Founded in 1919, the daily news is one of the first tabloid newspapers to attract readers with sensational crime and scandal stories. Its lurid photographs and cartoons, along with intense city news coverage, celebrity gossip, classified ads, and a comics section have become its trademarks. In its early years the paper was strongly conservative, but it has gradually shifted to a moderate-to-liberal position and now competes with the conservative New York Post for readers in the metropolitan area. The daily news is currently owned by tronc, the publishing operations of the Tribune Company. Its headquarters are at 4 New York Plaza in lower Manhattan.

The newspaper was the first to introduce a tabloid format in the United States, and in its initial years it was the biggest newspaper in the country. Its founder, Joseph Medill Patterson, described the newspaper as “a brassy pictorial daily for the whole world” and boasted of its circulation of more than a million.

In the decades after World War II the Daily News led all American papers in both daily and Sunday circulation, and it was a major force in politics for its pro-labor, anti-communist stance.
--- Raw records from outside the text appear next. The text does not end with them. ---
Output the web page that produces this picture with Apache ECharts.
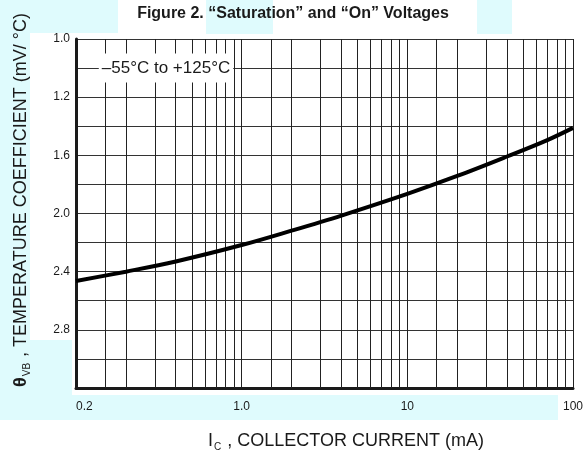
<!DOCTYPE html>
<html>
<head>
<meta charset="utf-8">
<script src="https://cdn.jsdelivr.net/npm/echarts@6/dist/echarts.min.js"></script>
<style>
html,body{margin:0;padding:0;background:#fff;}
#chart{width:586px;height:450px;}
</style>
</head>
<body>
<div id="chart"></div>
<script>
// ---- data ----
const titleText = 'Figure 2. \u201cSaturation\u201d and \u201cOn\u201d Voltages';
const xTickLabels = ['0.2', '1.0', '10', '100'];
const yTickLabels = ['1.0', '', '1.2', '', '1.6', '', '2.0', '', '2.4', '', '2.8', '', ''];
const xMinorGrid = [0.15, 0.2, 0.3, 0.4, 0.5, 0.6, 0.7, 0.8, 0.9,
                    1.5, 2, 3, 4, 5, 6, 7, 8, 9,
                    15, 20, 30, 40, 50, 60, 70, 80, 90];
const currentMA = [0.1, 0.2, 0.4, 1, 2, 4, 10, 20, 40, 70, 100];
const tempCoeff = [2.464, 2.400, 2.330, 2.217, 2.118, 2.014, 1.865, 1.742, 1.608, 1.495, 1.411];
const annotation = '\u201355\u00b0C to +125\u00b0C';

const FONT = '"Liberation Sans", Arial, sans-serif';
const INK = '#1a1a1a';
const WM = '#dffbfd';

const chart = echarts.init(document.getElementById('chart'), null, {renderer: 'canvas'});

const option = {
  backgroundColor: '#ffffff',
  animation: false,
  title: {
    text: titleText,
    left: 'center',
    top: 1,
    textStyle: {fontFamily: FONT, fontSize: 16, fontWeight: 'bold', color: INK}
  },
  grid: {left: 76, right: 12, top: 39, bottom: 62, containLabel: false,
          show: true, backgroundColor: '#ffffff', borderWidth: 0},
  xAxis: {
    type: 'log',
    logBase: 10,
    min: 0.1,
    max: 100,
    axisLine: {show: true, onZero: false, lineStyle: {color: INK, width: 3}},
    axisTick: {show: false},
    axisLabel: {
      fontFamily: FONT, fontSize: 12, color: INK, margin: 13,
      alignMinLabel: 'left',
      formatter: function (v, i) { return xTickLabels[i] !== undefined ? xTickLabels[i] : ''; }
    },
    splitLine: {show: true, lineStyle: {color: '#222', width: 1}}
  },
  yAxis: {
    type: 'value',
    inverse: true,
    min: 0.8,
    max: 3.2,
    interval: 0.2,
    axisLine: {show: true, onZero: false, lineStyle: {color: INK, width: 3}},
    axisTick: {show: false},
    axisLabel: {
      fontFamily: FONT, fontSize: 12, color: INK, margin: 6,
      padding: [5, 0, 0, 0],
      formatter: function (v, i) { return yTickLabels[i] !== undefined ? yTickLabels[i] : ''; }
    },
    splitLine: {show: true, showMinLine: true, showMaxLine: true, lineStyle: {color: '#333', width: 1}}
  },
  series: [{
    type: 'line',
    data: currentMA.map((x, i) => [x, tempCoeff[i]]),
    smooth: 0.35,
    showSymbol: false,
    symbol: 'none',
    lineStyle: {color: '#000', width: 4},
    z: 5,
    markLine: {
      silent: true,
      symbol: ['none', 'none'],
      label: {show: false},
      lineStyle: {color: '#222', width: 1, type: 'solid'},
      data: xMinorGrid.map(v => ({xAxis: v}))
    }
  }],
  graphic: [
    // faint watermark blocks behind the page
    {type: 'rect', z: -10, silent: true, shape: {x: 0, y: 0, width: 118, height: 33}, style: {fill: WM}},
    {type: 'rect', z: -10, silent: true, shape: {x: 206, y: 0, width: 67, height: 34}, style: {fill: WM}},
    {type: 'rect', z: -10, silent: true, shape: {x: 477, y: 0, width: 35, height: 34}, style: {fill: WM}},
    {type: 'rect', z: -10, silent: true, shape: {x: 0, y: 33, width: 30, height: 362}, style: {fill: WM}},
    {type: 'rect', z: -10, silent: true, shape: {x: 0, y: 340, width: 72, height: 55}, style: {fill: WM}},
    {type: 'rect', z: -10, silent: true, shape: {x: 0, y: 395, width: 558, height: 25}, style: {fill: WM}},
    // annotation box
    {
      type: 'text', z: 100, silent: true,
      x: 166, y: 68,
      style: {
        text: annotation,
        fontFamily: FONT, fontSize: 17, fill: INK,
        align: 'center', verticalAlign: 'middle',
        textAlign: 'center', textVerticalAlign: 'middle',
        backgroundColor: '#ffffff', padding: [6, 3, 6, 3]
      }
    },
    // x axis title
    {
      type: 'text', z: 100, silent: true,
      x: 208, y: 441,
      style: {
        text: '{i|I}{s|C}{t| , COLLECTOR CURRENT (mA)}',
        align: 'left', verticalAlign: 'middle',
        textAlign: 'left', textVerticalAlign: 'middle',
        fill: INK,
        rich: {
          i: {fontFamily: FONT, fontSize: 18, fill: INK, lineHeight: 22, verticalAlign: 'middle'},
          s: {fontFamily: FONT, fontSize: 10, fill: INK, lineHeight: 22, verticalAlign: 'bottom', padding: [0, 1, 0, 1]},
          t: {fontFamily: FONT, fontSize: 18, fill: INK, lineHeight: 22, verticalAlign: 'middle'}
        }
      }
    },
    // y axis title
    {
      type: 'text', z: 100, silent: true,
      x: 21, y: 200, rotation: Math.PI / 2,
      style: {
        text: '{th|\u03b8}{s|VB}{t| , TEMPERATURE COEFFICIENT (mV/ \u00b0C)}',
        align: 'center', verticalAlign: 'middle',
        textAlign: 'center', textVerticalAlign: 'middle',
        fill: INK,
        rich: {
          th: {fontFamily: FONT, fontSize: 18, fontWeight: 'bold', fill: INK, lineHeight: 22, verticalAlign: 'middle'},
          s: {fontFamily: FONT, fontSize: 10, fill: INK, lineHeight: 22, verticalAlign: 'bottom', padding: [0, 1, 0, 1]},
          t: {fontFamily: FONT, fontSize: 18, fill: INK, lineHeight: 22, verticalAlign: 'middle'}
        }
      }
    }
  ]
};

chart.setOption(option);
</script>
</body>
</html>
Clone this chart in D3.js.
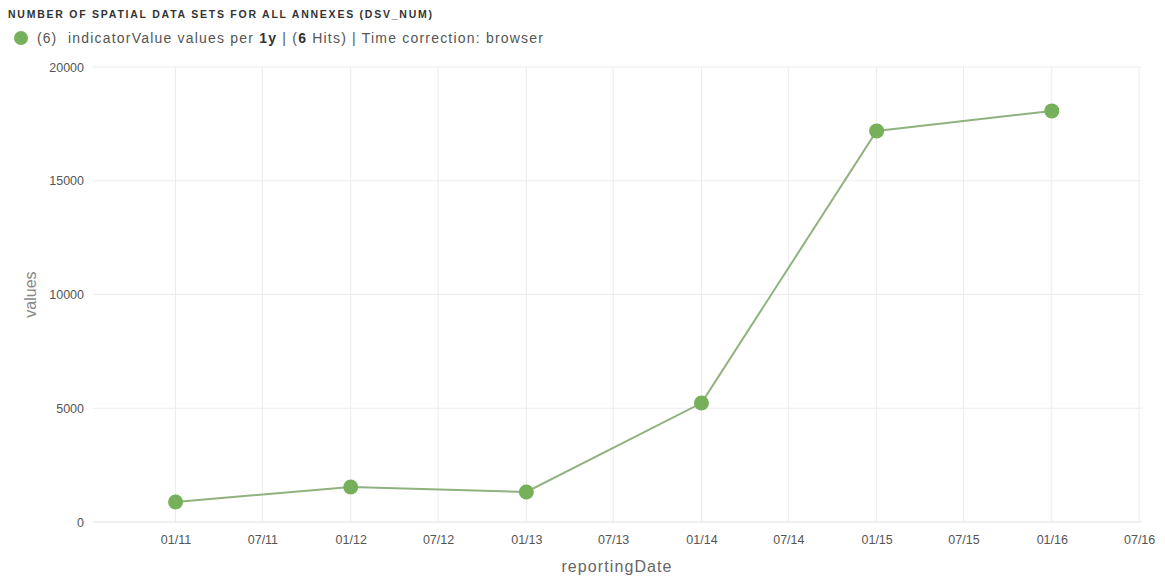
<!DOCTYPE html>
<html><head><meta charset="utf-8">
<script src="https://cdn.jsdelivr.net/npm/d3@7/dist/d3.min.js"></script>
<style>
body{margin:0;background:#fff;font-family:"Liberation Sans",Arial,sans-serif;}
</style></head>
<body><svg id="c" width="1165" height="578"></svg>
<script>
const dates = ["2011-01-01","2012-01-01","2013-01-01","2014-01-01","2015-01-01","2016-01-01"];
const values = [880, 1540, 1320, 5230, 17190, 18070];
const yTicks = [0, 5000, 10000, 15000, 20000];
const xTickDates = ["2011-01-01","2011-07-01","2012-01-01","2012-07-01","2013-01-01","2013-07-01","2014-01-01","2014-07-01","2015-01-01","2015-07-01","2016-01-01","2016-07-01"];
const xTickLabels = ["01/11","07/11","01/12","07/12","01/13","07/13","01/14","07/14","01/15","07/15","01/16","07/16"];
const title = "NUMBER OF SPATIAL DATA SETS FOR ALL ANNEXES (DSV_NUM)";

const parse = d3.utcParse("%Y-%m-%d");
const svg = d3.select("#c");
const L = 93, R = 1142, T = 67, B = 522;
const x = d3.scaleUtc().domain([parse("2010-07-13"), parse("2016-07-07")]).range([L, R]);
const y = d3.scaleLinear().domain([0, 20000]).range([B, T]);

// title
svg.append("text").attr("x", 8).attr("y", 18).attr("font-size", 10.5).attr("font-weight", "bold")
  .attr("fill", "#333").attr("textLength", 424).attr("lengthAdjust", "spacing").text(title);
// legend
svg.append("circle").attr("cx", 21).attr("cy", 38).attr("r", 7).attr("fill", "#76b05a");
svg.append("text").attr("x", 37).attr("y", 43).attr("font-size", 14).attr("fill", "#555")
  .attr("letter-spacing", 1).text("(6)");
const lt = svg.append("text").attr("x", 68).attr("y", 43).attr("font-size", 14).attr("fill", "#555")
  .attr("letter-spacing", 1.2);
lt.append("tspan").text("indicatorValue values per ");
lt.append("tspan").attr("font-weight", "bold").attr("fill", "#333").text("1y");
lt.append("tspan").text(" | (");
lt.append("tspan").attr("font-weight", "bold").attr("fill", "#333").text("6");
lt.append("tspan").text(" Hits) | Time correction: browser");

// gridlines
const xt = xTickDates.map(parse);
svg.append("g").selectAll("line").data(xt).join("line")
  .attr("x1", d => x(d)).attr("x2", d => x(d)).attr("y1", T).attr("y2", B)
  .attr("stroke", "#ececec").attr("stroke-width", 1);
svg.append("g").selectAll("line").data(yTicks).join("line")
  .attr("x1", L).attr("x2", R).attr("y1", d => y(d)).attr("y2", d => y(d))
  .attr("stroke", d => d === 0 ? "#e2e2e2" : "#ececec").attr("stroke-width", 1);

// axes
const yAxis = svg.append("g").attr("transform", `translate(${L},0)`)
  .call(d3.axisLeft(y).tickValues(yTicks).tickSize(0).tickPadding(9).tickFormat(d3.format("d")));
yAxis.select(".domain").remove();
yAxis.selectAll("text").attr("font-size", 12.5).attr("fill", "#555").attr("font-family", "Liberation Sans, Arial, sans-serif");

const xAxis = svg.append("g").attr("transform", `translate(0,${B})`)
  .call(d3.axisBottom(x).tickValues(xt).tickSize(0).tickPadding(13).tickFormat((d, i) => xTickLabels[i]));
xAxis.select(".domain").remove();
xAxis.selectAll("text").attr("font-size", 12.5).attr("fill", "#555").attr("font-family", "Liberation Sans, Arial, sans-serif");

// axis labels
svg.append("text").attr("transform", `translate(36,${(T + B) / 2}) rotate(-90)`)
  .attr("text-anchor", "middle").attr("font-size", 16).attr("fill", "#888").text("values");
svg.append("text").attr("x", 617).attr("y", 572).attr("text-anchor", "middle")
  .attr("font-size", 16).attr("fill", "#666").attr("letter-spacing", 1.1).text("reportingDate");

// line + points
const data = dates.map((d, i) => ({ d: parse(d), v: values[i] }));
svg.append("path").datum(data)
  .attr("d", d3.line().x(p => x(p.d)).y(p => y(p.v)))
  .attr("fill", "none").attr("stroke", "#8fb27f").attr("stroke-width", 2);
svg.append("g").selectAll("circle").data(data).join("circle")
  .attr("cx", p => x(p.d)).attr("cy", p => y(p.v)).attr("r", 7.5).attr("fill", "#76b05a");
</script></body></html>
By the 1970s however it began to shift its stance and in recent years it has developed a reputation as a moderate-to-liberal alternative to the conservative Post.

In 1995 the Daily News moved from its traditional home on 42nd Street and Second Avenue to a building at 450 West 33rd Street, designed by John Mead Howells and Raymond Hood, which is also the home of the former News subsidiary WPIX-TV. Reduced labor costs and reduced rents enabled the newspaper to return to profitability in 1997, and the daily edition was printed in color for the first time.